In particolare ha fatto discutere la nomina ad ambasciatore americano in Francia, generalmente il paese europeo con una politica estera più indipendente dagli Stati Uniti, tra gli alleati, quindi storicamente più avverso alle direttive di Washington, di Charles Kushner, consuocero del presidente eletto. Il tycoon ha motivato la scelta affermando “E’ un leader aziendale, filantropo e affarista formidabile, che sarà un forte sostenitore del nostro Paese e dei suoi interessi.” senza però citare nessuna esperienza diplomatica di Kushner.



Quest’atteggiamento non è riconducibile a una forma di nepotismo o a qualche scambio di favori; piuttosto a una necessità che questi “outsider” hanno e i motivi sono molteplici.

Per politici come Milei, Meloni e Trump, che hanno plasmato, o nel caso di Meloni e Milei creato, il partito a loro immagine e somiglianza è necessario che nessuno sfidi la loro leadership al proprio interno, cosa invece sistematica nei partiti tradizionali che spesso sono divisi in correnti.

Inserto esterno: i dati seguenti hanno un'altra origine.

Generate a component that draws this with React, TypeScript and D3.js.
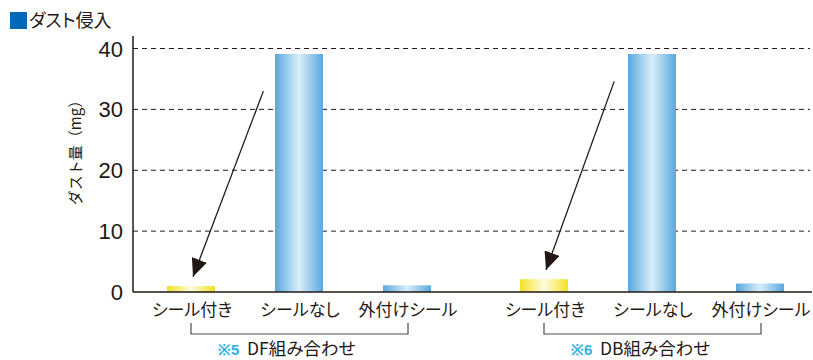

Oltre alla piena fedeltà interna al partito, per questi leader è necessario piazzare figure a loro fedeli in ruoli all’interno del “palazzo”. Questo perché figure, generalmente definite populiste, riscontrano il favore delle urne mettendosi in contrapposizione con “gli altri”, “il palazzo” accusati di non stare dalla parte del popolo ma delle élite.

Quindi nel momento in cui le due parti si trovano a collaborare, lo fanno in una situazione di diffidenza reciproca e per evitare uno stallo o, come nel caso di Trump, un conflitto con gli apparati, il leader piazza suoi fedelissimi al loro interno. La collaborazione tra le parti è fondamentale per il funzionamento dello Stato perché tra la scrittura delle norme e la loro applicazione c’è il mare, il “palazzo”.

Infine azzarderei una supposizione, i tre politici citati nell’articolo vengono spesso criticati per non avere una classe dirigente adeguata. Il caso del governo Meloni è evidente, la premier infatti si trova quasi ogni settimana a dover gestire una polemica a seguito di una dichiarazione di un suo ministro, sottosegretario o parlamentare; Trump dal canto suo continua a nominare in ruoli chiave persone definite dai più “impresentabili” come Robert Kennedy Jr segretario del Dipartimento della Sanità o Kash Patel capo dell’FBI.

Che non sia una tattica per aumentare ancora di più la fiducia del leader? Far splendere il leader in mezzo alla mediocrità di chi lo contorna?

In una società che si deresponsabilizza sempre di più per attaccarsi alle azioni messianiche di un leader questa strategia sta vincendo ma quali saranno gli effetti sul lungo termine.